Video games like Donkey Kong, Space Invaders and Q*Bert made it so each tiny success from a player yielded oddly high amounts of points. Why? Well, because 3 million points sounds way more awesome than a dozen…
In sports however, stupidly high numbers are a bad thing. Yes, fans want high scoring games. A 3-0 football game, 2-1 baseball game, 1-0 soccer game and 75-65 basketball game are all considered boring, but creating a system in which each of those scores are in the thousands will not bring in more fans. Casual fans are scared by large numbers. Baseball has steadily been declining in popularity since the 1960s, while, say, football has grown immensely. One of the reasons for this? There aren’t 162 football games per season. A fan only has to pay attention for three hours once a week to see their favorite team perform. If a baseball fan puts in three hours a week to his team, it means he missed five other games.
For many people, investing in every game of a season is too much to ask in baseball and just perfect in football. The number of tennis tournaments aren’t really the problem here, but the collective meaning of those tournaments over an entire season is.
Below is a basic graph of how ranking points are awarded in tennis:
Fans need to know what they’re rooting for and what certain accomplishments mean for the players. Most Cardinals fans know how far in first place the team is. Most Knicks fans know how many games out of the playoff picture they are. But if you’re rooting for Rafael Nadal to do well in the Open this year, a shockingly small number of fans will know a) what his current point total is (9,025) b) the number of points he earned at this tournament last year (450) c) how far behind No. 2 Andy Murray he is (585 points) d) How far Murray got in the U.S. Open last year (he earned 750 points) and e) what needs to happen in order for Rafa to slide into the No. 2 ranking again.

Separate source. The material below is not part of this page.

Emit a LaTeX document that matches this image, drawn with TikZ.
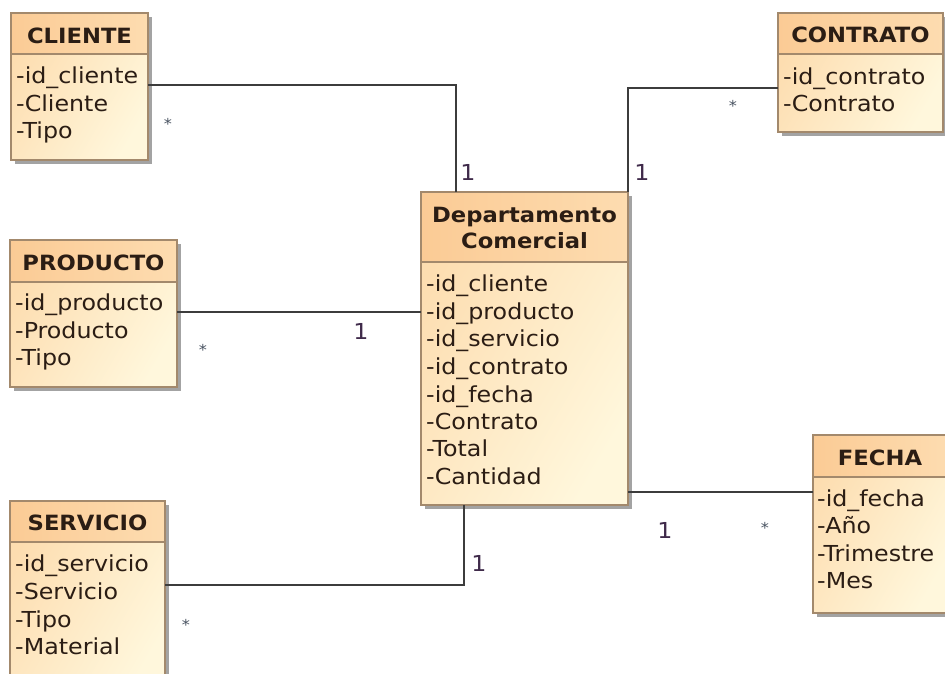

It’s all about context. Fans want and need at least a little of it to maintain an interest in the sport.
Have you ever watched a game you’re unfamiliar with (let’s say cricket, for example)? Are the two teams you’re watching any good? Does the fact that one team is beating the other by 90 runs mean it’s a blowout, or is that normal?
Murray has a 585 point lead on Nadal. This means that if Murray makes it to the final four, Nadal can’t surpass him no matter what.
There. The U.S. Open just get a little more exciting.
Tennis has done an awful job in the last six or eight years transitioning from enticing the old tennis fans to enticing the new ones and it shows in the sport’s dwindling fan interest and even more dwindling depth of competition. If children aren’t watching and investing in tennis now, they won’t grow up to play the game professionally in a decade. (Oh, who am I kidding? If they’re old enough to watch TV, they’re old enough to turn pro, like, next year.)
The scoring system can stay the same (if it must, though it’s not recommended), but it needs simplification.
If I want to run up big numbers, I’ll go jump some barrels in Donkey Kong. And unless tennis figures out how to make the game more fan-friendly all season long, it won’t be long before I decide to jump those barrels instead of watching tennis.